Reproduce the listing verbatim.

──────

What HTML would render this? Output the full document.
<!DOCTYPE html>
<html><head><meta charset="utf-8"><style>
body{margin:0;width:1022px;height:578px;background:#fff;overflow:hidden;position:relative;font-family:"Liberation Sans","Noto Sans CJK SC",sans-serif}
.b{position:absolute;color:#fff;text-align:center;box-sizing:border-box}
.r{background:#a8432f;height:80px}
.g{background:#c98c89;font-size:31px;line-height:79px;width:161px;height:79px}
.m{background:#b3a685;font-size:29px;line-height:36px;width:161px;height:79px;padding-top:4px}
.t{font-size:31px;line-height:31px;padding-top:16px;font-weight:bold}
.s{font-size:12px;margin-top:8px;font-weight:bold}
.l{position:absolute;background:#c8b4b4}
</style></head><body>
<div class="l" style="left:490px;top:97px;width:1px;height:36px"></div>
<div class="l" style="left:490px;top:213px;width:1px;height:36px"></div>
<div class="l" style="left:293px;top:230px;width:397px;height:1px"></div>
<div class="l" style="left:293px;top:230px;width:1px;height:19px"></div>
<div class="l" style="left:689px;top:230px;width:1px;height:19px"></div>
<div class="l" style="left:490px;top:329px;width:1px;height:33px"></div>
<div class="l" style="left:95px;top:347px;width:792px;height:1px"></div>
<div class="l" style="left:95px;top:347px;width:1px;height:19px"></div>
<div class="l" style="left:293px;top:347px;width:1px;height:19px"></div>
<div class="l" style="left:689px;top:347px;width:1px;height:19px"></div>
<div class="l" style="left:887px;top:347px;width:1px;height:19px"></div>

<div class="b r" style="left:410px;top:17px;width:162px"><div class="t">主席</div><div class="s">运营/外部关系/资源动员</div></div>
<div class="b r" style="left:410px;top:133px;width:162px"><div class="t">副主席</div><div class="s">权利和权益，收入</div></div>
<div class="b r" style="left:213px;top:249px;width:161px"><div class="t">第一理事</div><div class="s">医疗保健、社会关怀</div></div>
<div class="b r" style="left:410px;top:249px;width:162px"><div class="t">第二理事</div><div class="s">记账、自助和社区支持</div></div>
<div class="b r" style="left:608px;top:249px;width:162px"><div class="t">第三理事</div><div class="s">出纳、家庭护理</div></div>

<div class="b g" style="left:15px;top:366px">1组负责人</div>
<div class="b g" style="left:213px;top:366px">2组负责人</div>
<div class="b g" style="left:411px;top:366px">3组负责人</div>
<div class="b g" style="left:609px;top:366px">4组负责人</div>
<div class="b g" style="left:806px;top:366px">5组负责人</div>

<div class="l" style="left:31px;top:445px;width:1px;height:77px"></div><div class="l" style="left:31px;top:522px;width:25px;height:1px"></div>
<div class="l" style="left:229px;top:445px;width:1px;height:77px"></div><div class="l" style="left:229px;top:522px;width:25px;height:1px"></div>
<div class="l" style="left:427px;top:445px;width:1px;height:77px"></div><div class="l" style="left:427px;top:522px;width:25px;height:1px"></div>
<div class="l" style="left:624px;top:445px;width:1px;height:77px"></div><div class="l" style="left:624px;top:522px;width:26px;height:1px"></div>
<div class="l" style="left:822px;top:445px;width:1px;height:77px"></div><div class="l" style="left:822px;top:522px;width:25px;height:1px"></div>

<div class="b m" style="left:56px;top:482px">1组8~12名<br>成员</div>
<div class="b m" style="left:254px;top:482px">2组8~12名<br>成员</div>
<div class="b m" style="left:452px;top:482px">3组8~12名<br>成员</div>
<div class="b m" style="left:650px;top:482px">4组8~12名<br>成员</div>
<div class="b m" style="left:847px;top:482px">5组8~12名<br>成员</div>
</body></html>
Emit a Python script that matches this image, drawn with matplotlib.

──────

Task answer:
What HTML would render this? Output the full document.
<!DOCTYPE html>
<html><head><meta charset="utf-8"><style>
body{margin:0;width:1022px;height:578px;background:#fff;overflow:hidden;position:relative;font-family:"Liberation Sans","Noto Sans CJK SC",sans-serif}
.b{position:absolute;color:#fff;text-align:center;box-sizing:border-box}
.r{background:#a8432f;height:80px}
.g{background:#c98c89;font-size:31px;line-height:79px;width:161px;height:79px}
.m{background:#b3a685;font-size:29px;line-height:36px;width:161px;height:79px;padding-top:4px}
.t{font-size:31px;line-height:31px;padding-top:16px;font-weight:bold}
.s{font-size:12px;margin-top:8px;font-weight:bold}
.l{position:absolute;background:#c8b4b4}
</style></head><body>
<div class="l" style="left:490px;top:97px;width:1px;height:36px"></div>
<div class="l" style="left:490px;top:213px;width:1px;height:36px"></div>
<div class="l" style="left:293px;top:230px;width:397px;height:1px"></div>
<div class="l" style="left:293px;top:230px;width:1px;height:19px"></div>
<div class="l" style="left:689px;top:230px;width:1px;height:19px"></div>
<div class="l" style="left:490px;top:329px;width:1px;height:33px"></div>
<div class="l" style="left:95px;top:347px;width:792px;height:1px"></div>
<div class="l" style="left:95px;top:347px;width:1px;height:19px"></div>
<div class="l" style="left:293px;top:347px;width:1px;height:19px"></div>
<div class="l" style="left:689px;top:347px;width:1px;height:19px"></div>
<div class="l" style="left:887px;top:347px;width:1px;height:19px"></div>

<div class="b r" style="left:410px;top:17px;width:162px"><div class="t">主席</div><div class="s">运营/外部关系/资源动员</div></div>
<div class="b r" style="left:410px;top:133px;width:162px"><div class="t">副主席</div><div class="s">权利和权益，收入</div></div>
<div class="b r" style="left:213px;top:249px;width:161px"><div class="t">第一理事</div><div class="s">医疗保健、社会关怀</div></div>
<div class="b r" style="left:410px;top:249px;width:162px"><div class="t">第二理事</div><div class="s">记账、自助和社区支持</div></div>
<div class="b r" style="left:608px;top:249px;width:162px"><div class="t">第三理事</div><div class="s">出纳、家庭护理</div></div>

<div class="b g" style="left:15px;top:366px">1组负责人</div>
<div class="b g" style="left:213px;top:366px">2组负责人</div>
<div class="b g" style="left:411px;top:366px">3组负责人</div>
<div class="b g" style="left:609px;top:366px">4组负责人</div>
<div class="b g" style="left:806px;top:366px">5组负责人</div>

<div class="l" style="left:31px;top:445px;width:1px;height:77px"></div><div class="l" style="left:31px;top:522px;width:25px;height:1px"></div>
<div class="l" style="left:229px;top:445px;width:1px;height:77px"></div><div class="l" style="left:229px;top:522px;width:25px;height:1px"></div>
<div class="l" style="left:427px;top:445px;width:1px;height:77px"></div><div class="l" style="left:427px;top:522px;width:25px;height:1px"></div>
<div class="l" style="left:624px;top:445px;width:1px;height:77px"></div><div class="l" style="left:624px;top:522px;width:26px;height:1px"></div>
<div class="l" style="left:822px;top:445px;width:1px;height:77px"></div><div class="l" style="left:822px;top:522px;width:25px;height:1px"></div>

<div class="b m" style="left:56px;top:482px">1组8~12名<br>成员</div>
<div class="b m" style="left:254px;top:482px">2组8~12名<br>成员</div>
<div class="b m" style="left:452px;top:482px">3组8~12名<br>成员</div>
<div class="b m" style="left:650px;top:482px">4组8~12名<br>成员</div>
<div class="b m" style="left:847px;top:482px">5组8~12名<br>成员</div>
</body></html>
Emit a Python script that matches this image, drawn with matplotlib.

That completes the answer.